Martin cursed his luck and, back in his car, got out his London Streetfinder. The nearest hospital was the Chelsea and Westminster on the Fulham Road, and he drove there directly If she was dead, he was done for.

The nurse in casualty informed him that Miss Nevin had been moved. Was he a relative?

An old friend, Martin told her. He'd been to her home and discovered there'd been an accident … some sort of trouble … ? If he could see Vi and set his mind at rest that she was all right … So that he in turn could let their mutual friends and her relatives know … ? He should have shaved, he thought. He should have worn the Armani jacket. He should have prepared for an eventuality beyond the simple knocking on a door, gaining admittance, and coercing cooperation.

Miss Schubert—for such was the name on her identification badge—eyed him with the open animosity of the overworked and the underpaid. She consulted a clipboard and gave him a room number. He didn't miss the fact that when he thanked her and headed towards the elevators, she reached for a phone.

Thus, he wasn't entirely unprepared for the sight of a uniformed constable seated outside the closed door of Vi Nevin's room. He was, however, completely unprepared for the appearance of the orange-haired harpy in a crumpled pantsuit who was sitting next to the cop.
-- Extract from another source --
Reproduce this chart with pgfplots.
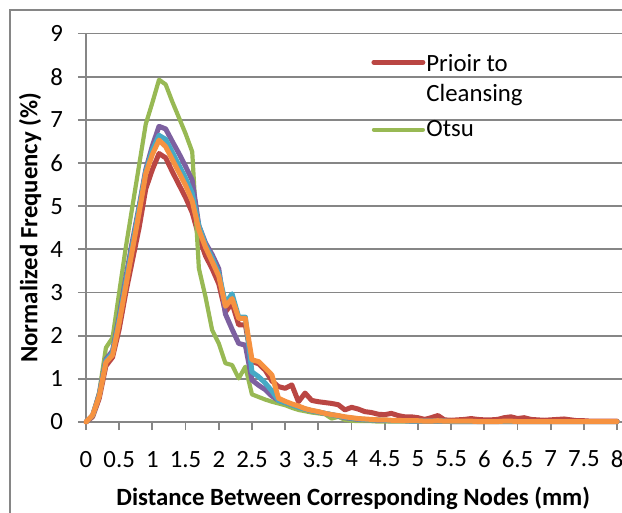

She leapt to her feet and came hurtling in Martin's direction the moment she saw him.

She shrieked, “It's 'im, it's 'im, it's 'im!” She flew at Martin like a starving hawk with a rabbit in sight, and she sank her talons into the front of his shirt and screeched, “I'll kill you. Bastard. Bastard!”

She shoved him into the wall and butted him with her head. His own head flew back and smacked against the edge of a notice board. His jaw clamped shut. Teeth sinking into his tongue, he tasted blood. She'd ripped the buttons from his shirt and gone for his neck when the constable finally managed to pull her off. Whereupon she began screaming, “Arrest him! He's the one! Arrest him! Arrest him!” and the constable asked for Martin's ID. He somehow dispersed a small crowd that had gathered at the end of the corridor to watch the unfolding scene, a minor kindness for which Martin was grateful.